Итак, субъект проявления (в лингвистике — субъект исследования), который и так в каждом из нас расщеплен, и степень, широта этого расщепления есть одновременно степень сумасшествия, рассогласованности с минимальным расщеплением, разведен в наших акциях до запредельных, так сказать, норм, так что он физически буквально превращается одной своей половиной в зрителя, а другой — в автора. Что же между ними? Между ними — трава, поле, лес, ожидание, небо, звуки разные, мелькания одежд, протекание времени — но нет Образов, Сил, Возвышений, кручений (если нет во времени акции смерчей на месте действия) и т. п.
Вопрос о контексте касается объекта проявления, языковых и интерпретационных усилий последействия и предподготовки.

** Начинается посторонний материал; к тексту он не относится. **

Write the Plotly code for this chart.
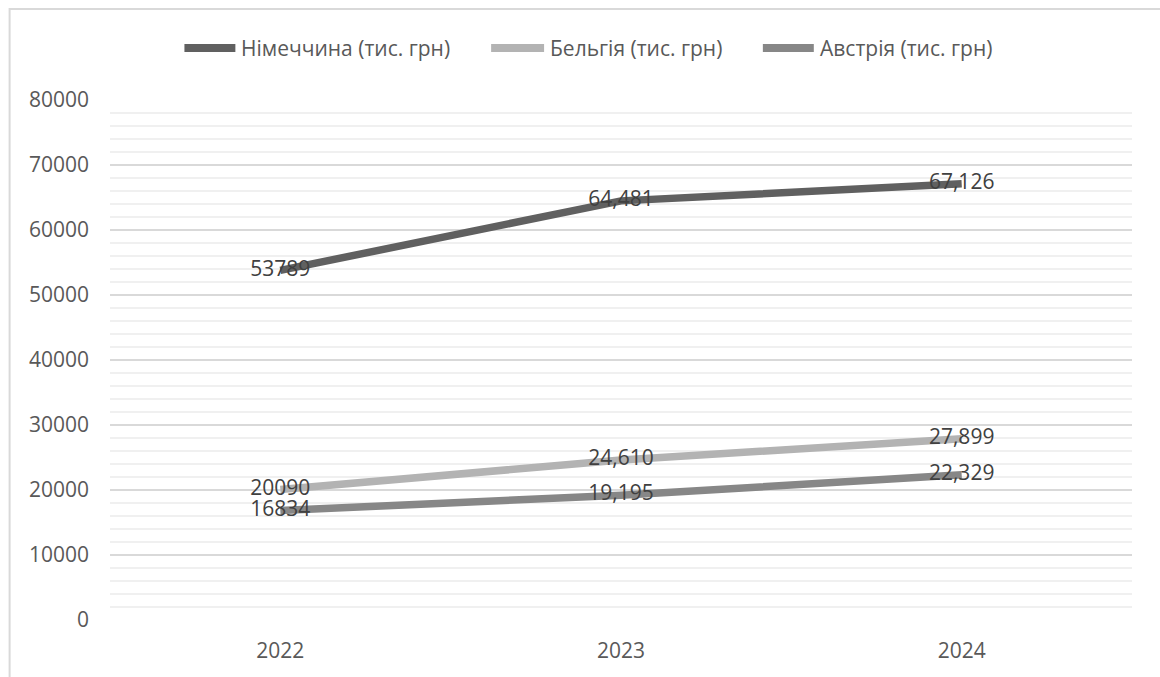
import plotly.graph_objects as go

years = ["2022", "2023", "2024"]
germany = [53789, 64481, 67126]
belgium = [20090, 24610, 27899]
austria = [16834, 19195, 22329]
series_names = ["Німеччина (тис. грн)", "Бельгія (тис. грн)", "Австрія (тис. грн)"]
colors = ["#606060", "#b3b3b3", "#878787"]

def labels(vals):
    return [f"{v}" if i == 0 else f"{v:,}" for i, v in enumerate(vals)]

FONT = "Open Sans"
FS = 21
fig = go.Figure()
for name, vals, col in zip(series_names, [germany, belgium, austria], colors):
    fig.add_trace(go.Scatter(
        x=years, y=vals, name=name, mode="lines+text",
        line=dict(color=col, width=7.5),
        text=labels(vals), textposition="middle center",
        textfont=dict(family=FONT, size=FS, color="#404040"),
        cliponaxis=False, showlegend=False,
    ))

W, H = 1160, 677
L, R, T, B = 109.5, 27.5, 100, 57
pw, ph = W - L - R, H - T - B

def px(x):
    return (x - L) / pw

def py(y):
    return 1 - (y - T) / ph

# legend layout (pixel positions of symbol start/end and text start)
leg_y = 48
leg_items = [(181, 238), (488, 547), (760, 817)]

shapes = [
    dict(type="rect", xref="paper", yref="paper",
         x0=px(9), x1=px(1170), y0=py(690), y1=py(9),
         line=dict(color="#d9d9d9", width=2), layer="below"),
]
annotations = []
for (x0, x1), name, col in zip(leg_items, series_names, colors):
    shapes.append(dict(type="line", xref="paper", yref="paper",
                       x0=px(x0 + 3), x1=px(x1 - 3), y0=py(leg_y), y1=py(leg_y),
                       line=dict(color=col, width=8)))
    annotations.append(dict(xref="paper", yref="paper", x=px(x1 + 1), y=py(leg_y),
                            xanchor="left", yanchor="middle", showarrow=False,
                            text=name, font=dict(family=FONT, size=FS, color="#595959")))

fig.update_layout(
    width=W, height=H,
    margin=dict(l=L, r=R, t=T, b=B),
    paper_bgcolor="white", plot_bgcolor="white",
    font=dict(family=FONT, size=FS, color="#595959"),
    showlegend=False,
    xaxis=dict(type="category", range=[-0.5, 2.5], showgrid=False, zeroline=False,
               showline=False, ticks="", ticklabelstandoff=16,
               tickfont=dict(size=FS, color="#595959")),
    yaxis=dict(range=[0, 80000], dtick=10000, tick0=0, showgrid=True,
               gridcolor="#d9d9d9", gridwidth=2, zeroline=False, showline=False,
               ticks="", tickformat="d", ticklabelstandoff=20,
               tickfont=dict(size=FS, color="#595959"),
               minor=dict(dtick=2000, showgrid=True, gridcolor="#f0f0f0", gridwidth=2)),
    shapes=shapes,
    annotations=annotations,
)
fig.write_html("out.html")
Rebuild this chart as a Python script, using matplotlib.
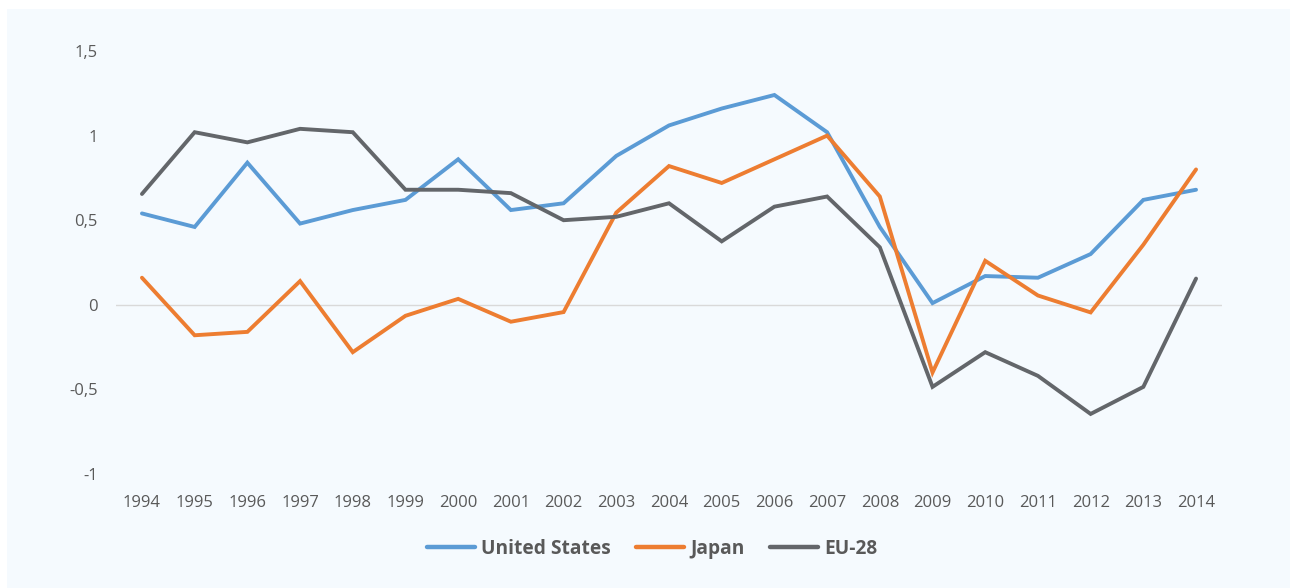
import matplotlib
matplotlib.use("Agg")
import matplotlib.pyplot as plt
from matplotlib.patches import Rectangle

years = list(range(1994, 2015))
us = [0.54, 0.46, 0.84, 0.48, 0.56, 0.62, 0.86, 0.56, 0.60, 0.88, 1.06,
      1.16, 1.24, 1.02, 0.46, 0.01, 0.17, 0.16, 0.30, 0.62, 0.68]
japan = [0.16, -0.18, -0.16, 0.14, -0.28, -0.065, 0.035, -0.10, -0.043, 0.545, 0.82,
         0.72, 0.86, 1.00, 0.64, -0.40, 0.26, 0.055, -0.045, 0.355, 0.80]
eu28 = [0.655, 1.02, 0.96, 1.04, 1.02, 0.68, 0.68, 0.66, 0.50, 0.52, 0.60,
        0.375, 0.58, 0.64, 0.34, -0.485, -0.28, -0.42, -0.645, -0.485, 0.155]
series_names = ["United States", "Japan", "EU-28"]
yticks = [-1, -0.5, 0, 0.5, 1, 1.5]
ytick_labels = ["-1", "-0,5", "0", "0,5", "1", "1,5"]

colors = ["#5B9BD5", "#ED7D31", "#63666A"]
text_color = "#595959"
panel_color = "#F5FAFE"

plt.rcParams['font.family'] = ['Open Sans', 'DejaVu Sans']

fig = plt.figure(figsize=(12.9, 5.88), dpi=100, facecolor="white")
fig.patches.append(Rectangle((7 / 1290, 0 / 588), 1 - 7 / 1290, 1 - 9 / 588,
                             transform=fig.transFigure, facecolor=panel_color,
                             edgecolor="none", zorder=-10))

left, right = 115.6 / 1290, 1222.4 / 1290
bottom, top = 1 - 474 / 588, 1 - 51 / 588
ax = fig.add_axes([left, bottom, right - left, top - bottom])
ax.set_facecolor("none")

for vals, name, c in zip([us, japan, eu28], series_names, colors):
    ax.plot(years, vals, color=c, lw=2.8, label=name, solid_joinstyle="miter",
            solid_capstyle="round")

ax.axhline(0, color="#D9D9D9", lw=1.0, zorder=0)
ax.set_xlim(1993.5, 2014.5)
ax.set_ylim(-1, 1.5)
ax.set_xticks(years)
ax.set_xticklabels([str(y) for y in years])
ax.set_yticks(yticks)
ax.set_yticklabels(ytick_labels)
ax.tick_params(axis="both", length=0, labelsize=12, colors=text_color)
ax.tick_params(axis="x", pad=15)
ax.tick_params(axis="y", pad=13)
for s in ax.spines.values():
    s.set_visible(False)

leg = fig.legend(loc="center", bbox_to_anchor=(652 / 1290, 1 - 549 / 588),
                 ncol=3, frameon=False, handlelength=2.5, handletextpad=0.3,
                 columnspacing=1.35, prop={"size": 13.8, "weight": "bold"})
for t in leg.get_texts():
    t.set_color(text_color)
for h in leg.legend_handles:
    h.set_linewidth(3.2)

fig.savefig("out.png", dpi=100, facecolor="white")
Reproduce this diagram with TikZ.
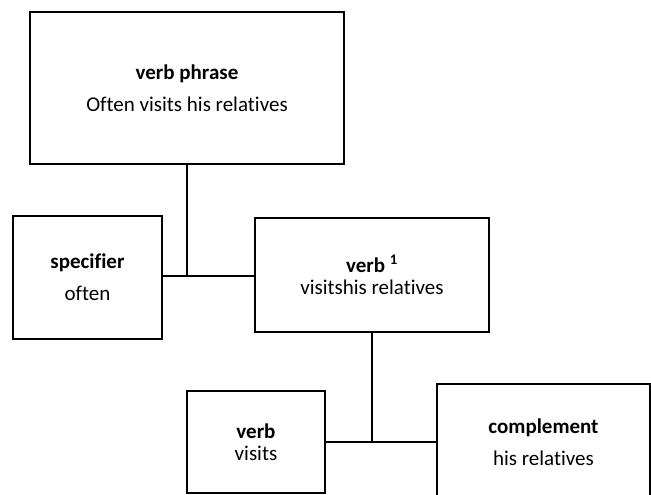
\documentclass[tikz,border=0pt]{standalone}
\usepackage{fontspec}
\setmainfont[Ligatures=NoCommon]{Carlito}
\begin{document}
\begin{tikzpicture}[x=1pt,y=-1pt,
  box/.style={draw=black,line width=1.8pt,rectangle,inner sep=0pt,align=center,text=black},
  wide/.style={font=\fontsize{21}{32}\selectfont},
  tight/.style={font=\fontsize{21}{22.5}\selectfont},
  conn/.style={draw=black,line width=1.8pt}]
\clip (0,0) rectangle (651,495);
\useasboundingbox (0,0) rectangle (651,495);
\node[box,wide,minimum width=314pt,minimum height=152pt] (vp) at (187,88)
  {\textbf{verb phrase}\\Often visits his relatives};
\node[box,wide,minimum width=149pt,minimum height=123pt] (spec) at (87.5,277.5)
  {\textbf{specifier}\\often};
\node[box,tight,minimum width=234pt,minimum height=114pt] (v1) at (372,275)
  {\textbf{verb \textsuperscript{1}}\\visitshis relatives};
\node[box,tight,minimum width=138pt,minimum height=102pt] (vb) at (256,442)
  {\textbf{verb}\\visits};
\node[box,wide,minimum width=213pt,minimum height=116pt] (comp) at (543.5,442)
  {\textbf{complement}\\his relatives};
\coordinate (j1) at (187,276);
\coordinate (j2) at (372,442);
\draw[conn] (vp.south) -- (j1);
\draw[conn] (spec.east |- j1) -- (v1.west |- j1);
\draw[conn] (v1.south) -- (j2);
\draw[conn] (vb.east) -- (comp.west);
\end{tikzpicture}
\end{document}
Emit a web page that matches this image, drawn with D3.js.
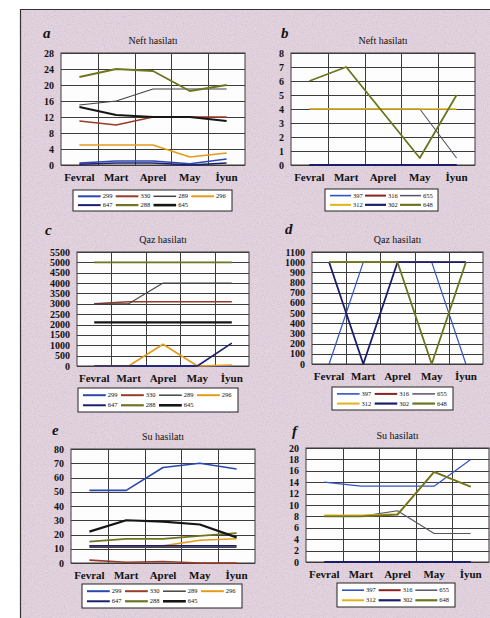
<!DOCTYPE html>
<html>
<head>
<meta charset="utf-8">
<script src="https://cdn.jsdelivr.net/npm/d3@7"></script>
<style>
  body { margin: 0; background: #fff; }
  text { font-family: "Liberation Serif", "DejaVu Serif", serif; fill: #111; }
</style>
</head>
<body>
<script>
    var w = 490;
    var h = 618;

    // months on the x axis
    var months = ["Fevral", "Mart", "Aprel", "May", "İyun"];

    // well numbers (two groups)
    var wellsA = ["299", "330", "289", "296", "647", "288", "645"];
    var wellsB = ["397", "316", "655", "312", "302", "648"];

    // Neft hasilatı (a), order of wellsA
    var neftA = [
        [0.5, 1, 1, 0.3, 1.5],
        [11, 10, 12, 12, 12],
        [15, 16, 19, 19, 19],
        [5, 5, 5, 2, 3],
        [0.2, 0.5, 0.5, 0, 0.5],
        [22, 24, 23.5, 18.5, 20],
        [14.5, 12.5, 12, 12, 11]
    ];
    // Neft hasilatı (b), order of wellsB
    var neftB = [
        [0, 0, 0, 0, 0],
        [0, 0, 0, 0, 0],
        [4, 4, 4, 4, 0.5],
        [4, 4, 4, 4, 4],
        [0, 0, 0, 0, 0],
        [6, 7, 3.75, 0.5, 5]
    ];
    // Qaz hasilatı (c)
    var qazA = [
        [0, 0, 0, 0, 0],
        [3000, 3100, 3100, 3100, 3100],
        [3000, 3000, 4000, 4000, 4000],
        [0, 0, 1050, 0, 50],
        [0, 0, 0, 0, 1100],
        [5000, 5000, 5000, 5000, 5000],
        [2100, 2100, 2100, 2100, 2100]
    ];
    // Qaz hasilatı (d)
    var qazB = [
        [0, 1000, 1000, 1000, 0],
        [1000, 1000, 1000, 1000, 1000],
        [1000, 1000, 1000, 1000, 1000],
        [1000, 1000, 1000, 1000, 1000],
        [1000, 0, 1000, 1000, 1000],
        [1000, 1000, 1000, 0, 1000]
    ];
    // Su hasilatı (e)
    var suA = [
        [51, 51, 67, 70, 66],
        [2, 0.5, 1, 0, 0],
        [11, 11, 11, 11, 11],
        [12, 12, 12, 16, 17],
        [12, 12, 12, 12, 12],
        [15, 17, 17, 19, 21],
        [22, 30, 29, 27, 18]
    ];
    // Su hasilatı (f)
    var suB = [
        [14, 13.3, 13.3, 13.3, 18],
        [0, 0, 0, 0, 0],
        [8, 8, 9, 5, 5],
        [8.2, 8.2, 8.4, 15.8, 13.2],
        [0, 0, 0, 0, 0],
        [8, 8, 8.3, 15.8, 13.2]
    ];

    // y tick labels
    var ticksNeftA = [0, 4, 8, 12, 16, 20, 24, 28];
    var ticksNeftB = [0, 1, 2, 3, 4, 5, 6, 7, 8];
    var ticksQazA = [0, 500, 1000, 1500, 2000, 2500, 3000, 3500, 4000, 4500, 5000, 5500];
    var ticksQazB = [0, 100, 200, 300, 400, 500, 600, 700, 800, 900, 1000, 1100];
    var ticksSuA = [0, 10, 20, 30, 40, 50, 60, 70, 80];
    var ticksSuB = [0, 2, 4, 6, 8, 10, 12, 14, 16, 18, 20];

    // line styles per well
    var styleA = {
        "299": { c: "#2a48b0", sw: 1.6 },
        "330": { c: "#9a3a28", sw: 1.6 },
        "289": { c: "#444444", sw: 1.1 },
        "296": { c: "#e59a1c", sw: 1.6 },
        "647": { c: "#1d1d70", sw: 1.6 },
        "288": { c: "#6f7420", sw: 1.8 },
        "645": { c: "#151515", sw: 2.2 }
    };
    var styleB = {
        "397": { c: "#3352c4", sw: 1.2 },
        "316": { c: "#8a2222", sw: 1.6 },
        "655": { c: "#555566", sw: 1.1 },
        "312": { c: "#e2b21e", sw: 1.6 },
        "302": { c: "#1c1c6c", sw: 1.8 },
        "648": { c: "#6d7420", sw: 1.8 }
    };

    var svg = d3.select("body")
                .append("svg")
                .attr("width", w)
                .attr("height", h);

    // speckled page background
    var defs = svg.append("defs");
    var flt = defs.append("filter").attr("id", "grain")
                  .attr("x", 0).attr("y", 0).attr("width", "100%").attr("height", "100%");
    flt.append("feTurbulence").attr("type", "fractalNoise")
       .attr("baseFrequency", 0.9).attr("numOctaves", 2).attr("seed", 3);
    flt.append("feColorMatrix").attr("type", "matrix")
       .attr("values", "0 0 0 0 0.45  0 0 0 0 0.35  0 0 0 0 0.5  0 0 0 1.4 -0.6");

    svg.append("rect").attr("width", w).attr("height", h).attr("fill", "#fff");
    svg.append("rect").attr("x", 21).attr("y", 10).attr("width", w - 21).attr("height", h - 10)
       .attr("fill", "#e2d3de");
    svg.append("rect").attr("x", 21).attr("y", 10).attr("width", w - 21).attr("height", h - 10)
       .attr("filter", "url(#grain)").attr("opacity", 0.5);
    svg.append("path").attr("d", "M20.5," + h + "V9.5H" + w)
       .attr("fill", "none").attr("stroke", "#333").attr("stroke-width", 1.2);

    var panels = [
        { letter: "a", title: "Neft hasilatı", data: neftA, wells: wellsA, style: styleA, ticks: ticksNeftA,
          x: 61, y: 53, pw: 184, ph: 112, lx: 43, ly: 38, leg: { x: 73, y: 190, w: 159, h: 21, cols: 4 } },
        { letter: "b", title: "Neft hasilatı", data: neftB, wells: wellsB, style: styleB, ticks: ticksNeftB,
          x: 291, y: 53, pw: 184, ph: 112, lx: 281, ly: 38, leg: { x: 325, y: 189, w: 113, h: 22, cols: 3 } },
        { letter: "c", title: "Qaz hasilatı", data: qazA, wells: wellsA, style: styleA, ticks: ticksQazA,
          x: 77, y: 252, pw: 172, ph: 114, lx: 45, ly: 235, leg: { x: 78, y: 388, w: 160, h: 24, cols: 4 } },
        { letter: "d", title: "Qaz hasilatı", data: qazB, wells: wellsB, style: styleB, ticks: ticksQazB,
          x: 312, y: 252, pw: 171, ph: 112, lx: 285, ly: 234, leg: { x: 332, y: 387, w: 121, h: 23, cols: 3 } },
        { letter: "e", title: "Su hasilatı", data: suA, wells: wellsA, style: styleA, ticks: ticksSuA,
          x: 71, y: 449, pw: 184, ph: 114, lx: 52, ly: 435, leg: { x: 82, y: 584, w: 160, h: 24, cols: 4 } },
        { letter: "f", title: "Su hasilatı", data: suB, wells: wellsB, style: styleB, ticks: ticksSuB,
          x: 306, y: 448, pw: 183, ph: 114, lx: 292, ly: 436, leg: { x: 337, y: 583, w: 118, h: 24, cols: 3 } }
    ];

    panels.forEach(function(p) {
        var g = svg.append("g");

        var x = d3.scaleBand().domain(months).range([p.x, p.x + p.pw]).padding(0);
        var ymax = d3.max(p.ticks);
        var y = d3.scaleLinear().domain([0, ymax]).range([p.y + p.ph, p.y]);

        // plot area
        g.append("rect").attr("x", p.x).attr("y", p.y).attr("width", p.pw).attr("height", p.ph)
         .attr("fill", "#fdfdfd").attr("stroke", "#3a3a3a").attr("stroke-width", 1);

        // horizontal grid
        g.selectAll(".hg").data(p.ticks).enter().append("line")
         .attr("x1", p.x).attr("x2", p.x + p.pw)
         .attr("y1", d => Math.round(y(d)) + 0.5).attr("y2", d => Math.round(y(d)) + 0.5)
         .attr("stroke", "#3c3c3c").attr("stroke-width", 1);

        // vertical grid at category boundaries
        g.selectAll(".vg").data(months.slice(1)).enter().append("line")
         .attr("x1", d => Math.round(x(d)) + 0.5).attr("x2", d => Math.round(x(d)) + 0.5)
         .attr("y1", p.y).attr("y2", p.y + p.ph)
         .attr("stroke", "#3c3c3c").attr("stroke-width", 1);

        // y axis labels
        g.selectAll(".yl").data(p.ticks).enter().append("text")
         .attr("x", p.x - 7).attr("y", d => y(d) + 3.5)
         .attr("text-anchor", "end").attr("font-size", 10).attr("font-weight", "bold")
         .text(d => d);

        // x axis labels
        g.selectAll(".xl").data(months).enter().append("text")
         .attr("x", d => x(d) + x.bandwidth() / 2).attr("y", p.y + p.ph + 16)
         .attr("text-anchor", "middle").attr("font-size", 11).attr("font-weight", "bold")
         .text(d => d);

        // title and letter
        g.append("text").attr("x", p.x + p.pw / 2).attr("y", p.y - 9)
         .attr("text-anchor", "middle").attr("font-size", 10).text(p.title);
        g.append("text").attr("x", p.lx).attr("y", p.ly)
         .attr("font-size", 15).attr("font-weight", "bold").attr("font-style", "italic").text(p.letter);

        // series lines
        var line = d3.line()
                     .x((d, i) => x(months[i]) + x.bandwidth() / 2)
                     .y(d => y(d));

        g.selectAll(".series").data(p.data).enter().append("path")
         .attr("d", d => line(d))
         .attr("fill", "none")
         .attr("stroke", (d, i) => p.style[p.wells[i]].c)
         .attr("stroke-width", (d, i) => p.style[p.wells[i]].sw)
         .attr("stroke-linejoin", "round");

        // legend
        var L = p.leg;
        g.append("rect").attr("x", L.x).attr("y", L.y).attr("width", L.w).attr("height", L.h)
         .attr("fill", "#fff").attr("stroke", "#222").attr("stroke-width", 1);
        var colW = (L.w - 8) / L.cols;
        var items = g.selectAll(".li").data(p.wells).enter().append("g")
         .attr("transform", function(d, i) {
             var cx = L.x + 5 + (i % L.cols) * colW;
             var cy = L.y + L.h * (i < L.cols ? 0.3 : 0.72);
             return "translate(" + cx + "," + cy + ")";
         });
        items.append("line").attr("x1", 0).attr("x2", colW * 0.6).attr("y1", 0).attr("y2", 0)
             .attr("stroke", d => p.style[d].c).attr("stroke-width", d => p.style[d].sw + 0.4);
        items.append("text").attr("x", colW * 0.6 + 2).attr("y", 2).attr("font-size", 6.5)
             .text(d => d);
    });
</script>
</body>
</html>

Мы это называем проблемой «предмет-рамы», проблемой эстетического климата, и это как бы профессиональные детали, антураж, меняющиеся атрибуты Субъектов расщепления. Это как бы проблема величины эстетического паука, величины его паутины и мест привязки — чем больше паутина — тем лучше в двух смыслах: во-первых, более крупные ячейки сети — дабы ощутимее были интерпретационные пустоты проваливания во время демонстрационного акта, во-вторых, как бы чисто географические привязки — западные, например, где-нибудь в Нью-Йорке, скажем, в Латинской Америке, на востоке также в каких-нибудь монастырях буддийских, на северных безлюдных равнинах снежных и на льдистых же уступах Арктических. Вот что касается темпоральности контекстуальной сей паутины, то тут большие сомнения, дабы не превратить ее в фикцию и фантом. Кажется, что следует все время держаться в своем времени, даже если оно как бы пробуксовывает вдруг на каком-нибудь Египте Древнем, Вавилонии или Афинах или в конце века, как ныне в искусстве ощущается.
Искусство в жизнь перейти не может, ибо эта жизнь тогда возможна лишь в сумасшедшем доме, что в нынешних условиях пока не кажется комфортным. Но уменьшение степеней опосредованностей (вероятно, из-за какого-то глубокого комплекса, глубочайшей неартистичности натуры) — то, что нас интересует. И, собственно, два способа: либо совсем мгновение, пшик, промельк чего-то, либо затяжное одно и то же, одно и то же, чуть-чуть выступая за пределы концертной выносимости, но чуть-чуть только. То есть «искусство» — за краем круга, в центре которого человек. Искусство как бы вечно, а потому гадко, а человек не вечен и потому достоин центра и всяческого внимания и любви.
С надеждой на взаимную референтность.